I think finger-print scanning technology will be important in providing people with trust in using mobile cryptocurrency payment apps on their phone (because if the phone is lost, the cryptocurrency is still safe).
We should be seriously considering a PPCoin payment app that is easy to use, intuitive, and attractive as a result. What do you all think?
[quote=“MeBeingAwesome, post:1, topic:352”]I think finger-print scanning technology will be important in providing people with trust in using mobile cryptocurrency payment apps on their phone (because if the phone is lost, the cryptocurrency is still safe).
We should be seriously considering a PPCoin payment app that is easy to use, intuitive, and attractive as a result. What do you all think?[/quote]
With a password the wallet is also save. The finger-print is mine, not Googles not Apples not NSAs.
I guess in my mind having a fingerprint authentication is much quicker to use when purchasing a product at the point-of-sale, relative to having to type a password into your phone.
From what I’ve read, the fingerprint is only stored locally in your phone as a string of numerical values. Guess we’ll see if that’s true or not.
I tend to ask people, who do not care about their private infos, and who feel secure in the face of NSA, for which price I can buy all personal data of their life. Location at any time, friends and all their contact infos (the friends in Iran also), all emails and telephone calls, all websites you visited ever, every click you did in the internet, and so on. If you think about this, you know, how much you are worth yourself.
You should do it, because the market wants it. This is my really and truly opinion. If you don’t do this, then anotherone will do it. Most people in this world will appreciate it.
There are realtively easy ways to steal and fake fingerprints, as the German hacker collective Chaos Computer Club has shown in 2005. There is even a “wikihow”: http://www.wikihow.com/Fake-Fingerprints
Obviously modern fingerprint scanners have some security mechanisms (like temperature sensors) that can sort out such “easy” fake attempts and faking would be more difficult. But if this technology would be used in a large extent for high-risk things like online banking or cryptocurrency, some criminal would fake it anyway, although costs would be higher.
[quote=“d5000, post:6, topic:352”]Finger-print identification is not very secure.

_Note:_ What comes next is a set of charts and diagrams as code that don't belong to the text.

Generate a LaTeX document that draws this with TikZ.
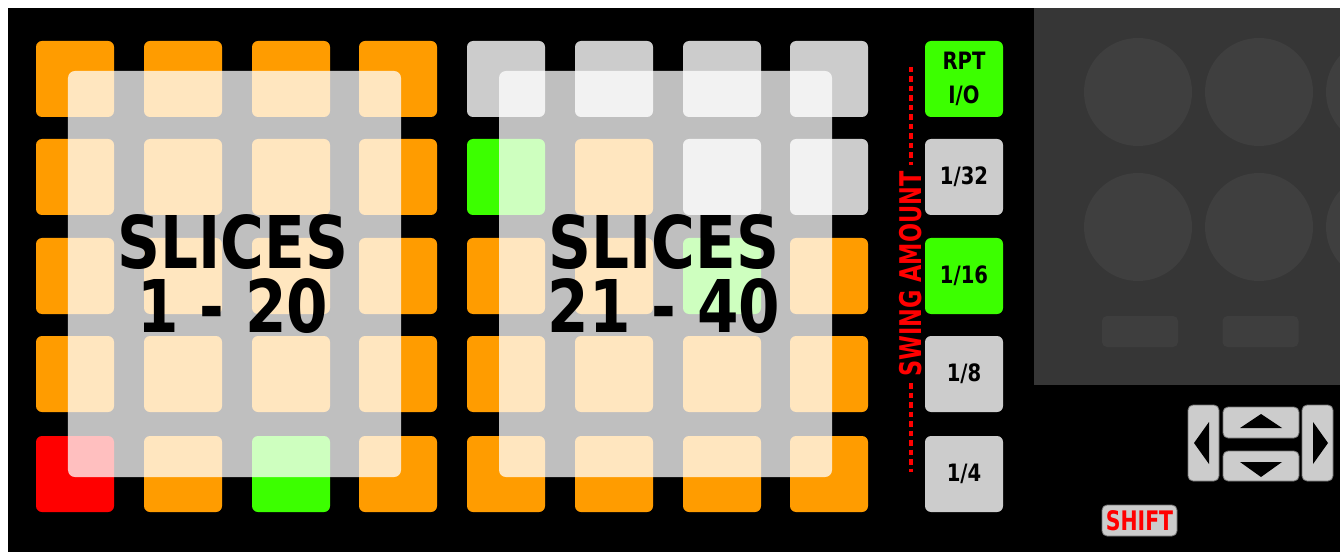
\documentclass[tikz,border=0pt]{standalone}
\usepackage{fontspec}
\newfontfamily\slicesfont{DejaVu Sans}[FakeStretch=0.82]
\newfontfamily\btnfont{DejaVu Sans}[FakeStretch=0.82]
\newfontfamily\shiftfont{DejaVu Sans}[FakeStretch=0.76]
\newfontfamily\swingfont{DejaVu Sans}[FakeStretch=0.75]
\definecolor{padorange}{HTML}{FF9C00}
\definecolor{padgreen}{HTML}{3CFF00}
\definecolor{padred}{HTML}{FF0000}
\definecolor{padgray}{HTML}{CCCCCC}
\definecolor{panelgray}{HTML}{363636}
\definecolor{knobgray}{HTML}{3F3F3F}
\definecolor{slotgray}{HTML}{3E3E3E}
\definecolor{swingred}{HTML}{FF0000}
\tikzset{
  pad/.style={rounded corners=6bp, minimum width=78bp, minimum height=76bp, inner sep=0pt, fill=#1},
  overlaybox/.style={rounded corners=7bp, minimum width=333bp, minimum height=406bp, inner sep=0pt, fill=white, fill opacity=0.75},
  slices/.style={anchor=base, inner sep=0pt, align=center, font=\slicesfont\bfseries\fontsize{73}{64}\selectfont},
  btnlabel/.style={font=\btnfont\bfseries\fontsize{24}{34}\selectfont, align=center, text=black},
  navbtn/.style={rounded corners=5bp, fill=padgray, draw=black!55, line width=0.8bp, inner sep=0pt},
  knob/.style={circle, fill=knobgray, minimum size=108bp, inner sep=0pt},
  slot/.style={rounded corners=5bp, fill=slotgray, minimum width=76bp, minimum height=31bp, inner sep=0pt},
  swingdash/.style={swingred, line width=4bp, dash pattern=on 5.5bp off 4bp},
}
\begin{document}
\begin{tikzpicture}[x=1bp, y=-1bp]
\useasboundingbox (0,0) rectangle (1340,552);
\fill[white] (0,0) rectangle (1340,552);
\fill[black] (8,8) rectangle (1340,552);

% dark panel with knobs
\fill[panelgray] (1034,8) rectangle (1340,385);
\begin{scope}
  \clip (1034,8) rectangle (1340,385);
  \node[knob] (k11) at (1138,92) {};
  \node[knob] (k12) at (1259,92) {};
  \node[knob] (k13) at (1380,92) {};
  \node[knob] (k21) at (1138,227) {};
  \node[knob] (k22) at (1259,227) {};
  \node[knob] (k23) at (1380,227) {};
\end{scope}
\node[slot] (slot1) at (1140,331.5) {};
\node[slot] (slot2) at (1260.5,331.5) {};

% left pad grid
\foreach \c [count=\k from 0] in {padorange,padorange,padorange,padorange,
  padorange,padorange,padorange,padorange,
  padorange,padorange,padorange,padorange,
  padorange,padorange,padorange,padorange,
  padred,padorange,padgreen,padorange} {
  \pgfmathtruncatemacro\rr{int(\k/4)}
  \pgfmathtruncatemacro\cc{mod(\k,4)}
  \pgfmathsetmacro\px{{75,183,291,398}[\cc]}
  \pgfmathsetmacro\py{{79,177,276,374,474}[\rr]}
  \node[pad=\c] (L-\rr-\cc) at (\px,\py) {};
}
% right pad grid
\foreach \c [count=\k from 0] in {padgray,padgray,padgray,padgray,
  padgreen,padorange,padgray,padgray,
  padorange,padorange,padgreen,padorange,
  padorange,padorange,padorange,padorange,
  padorange,padorange,padorange,padorange} {
  \pgfmathtruncatemacro\rr{int(\k/4)}
  \pgfmathtruncatemacro\cc{mod(\k,4)}
  \pgfmathsetmacro\px{{506,614,722,829}[\cc]}
  \pgfmathsetmacro\py{{79,177,276,374,474}[\rr]}
  \node[pad=\c] (R-\rr-\cc) at (\px,\py) {};
}

% overlays
\node[overlaybox] (ovL) at (234.5,274) {};
\node[overlaybox] (ovR) at (665.5,274) {};
\node[slices] (slA) at (233,332) {SLICES\\1 - 20};
\node[slices] (slB) at (664,332) {SLICES\\21 - 40};

% side buttons
\node[pad=padgreen, btnlabel] (rpt) at (964,79) {RPT\\I/O};
\node[pad=padgray, btnlabel] (b32) at (964,177) {1/32};
\node[pad=padgreen, btnlabel] (b16) at (964,276) {1/16};
\node[pad=padgray, btnlabel] (b8) at (964,374) {1/8};
\node[pad=padgray, btnlabel] (b4) at (964,474) {1/4};

% swing amount
\node[rotate=90, inner sep=0pt, text=swingred, font=\swingfont\bfseries\fontsize{30}{30}\selectfont] (swing) at (911,274) {SWING AMOUNT};
\coordinate (dtop) at (911,67);
\coordinate (dbot) at (911,472);
\draw[swingdash] (dtop) -- (911,165);
\draw[swingdash] (911,383) -- (dbot);

% navigation
\node[navbtn, minimum width=31bp, minimum height=76bp] (navL) at (1203.5,443) {};
\node[navbtn, minimum width=76bp, minimum height=31bp] (navU) at (1261,422.5) {};
\node[navbtn, minimum width=76bp, minimum height=30bp] (navD) at (1261,466) {};
\node[navbtn, minimum width=31bp, minimum height=76bp] (navR) at (1317.5,443) {};
\fill[black] (1194,443) -- (1209,422) -- (1209,464) -- cycle;
\fill[black] (1261,414) -- (1240,428) -- (1282,428) -- cycle;
\fill[black] (1261,477) -- (1240,462) -- (1282,462) -- cycle;
\fill[black] (1328,443) -- (1313,422) -- (1313,464) -- cycle;

% shift
\node[navbtn, minimum width=75bp, minimum height=31bp, text=swingred, font=\shiftfont\bfseries\fontsize{27}{27}\selectfont] (shift) at (1139.5,520.5) {SHIFT};
\end{tikzpicture}
\end{document}
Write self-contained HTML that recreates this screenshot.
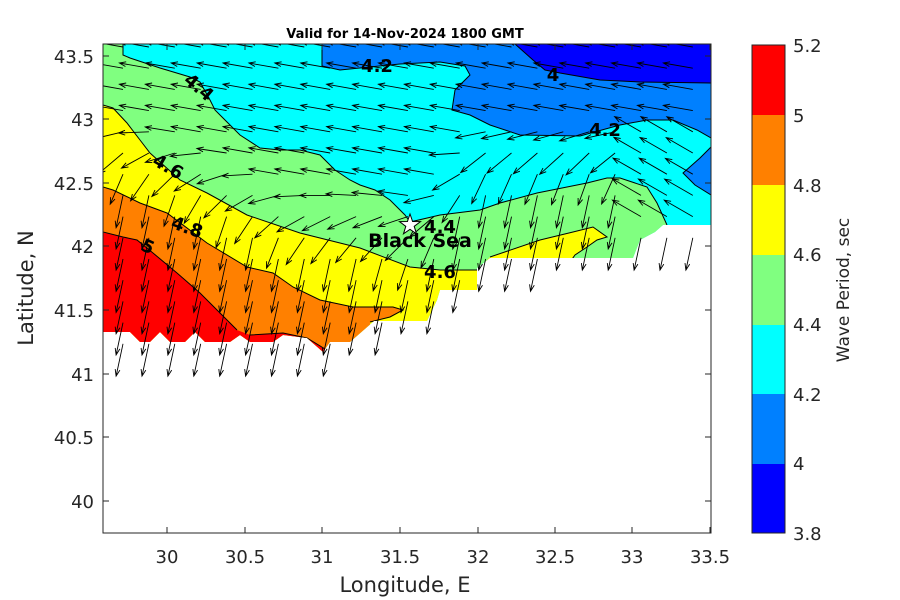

There are realtively easy ways to steal and fake fingerprints, as the German hacker collective Chaos Computer Club has shown in 2005. There is even a “wikihow”: http://www.wikihow.com/Fake-Fingerprints
Obviously modern fingerprint scanners have some security mechanisms (like temperature sensors) that can sort out such “easy” fake attempts and faking would be more difficult. But if this technology would be used in a large extent for high-risk things like online banking or cryptocurrency, some criminal would fake it anyway, although costs would be higher.[/quote]The iPhone 5S uses some sort of sub-dermal scanner thing. It not really your standard optical fingerprint scanner that has been cracked a million and one times. We will have to wait till the phone is released to see if that worse or a better thing.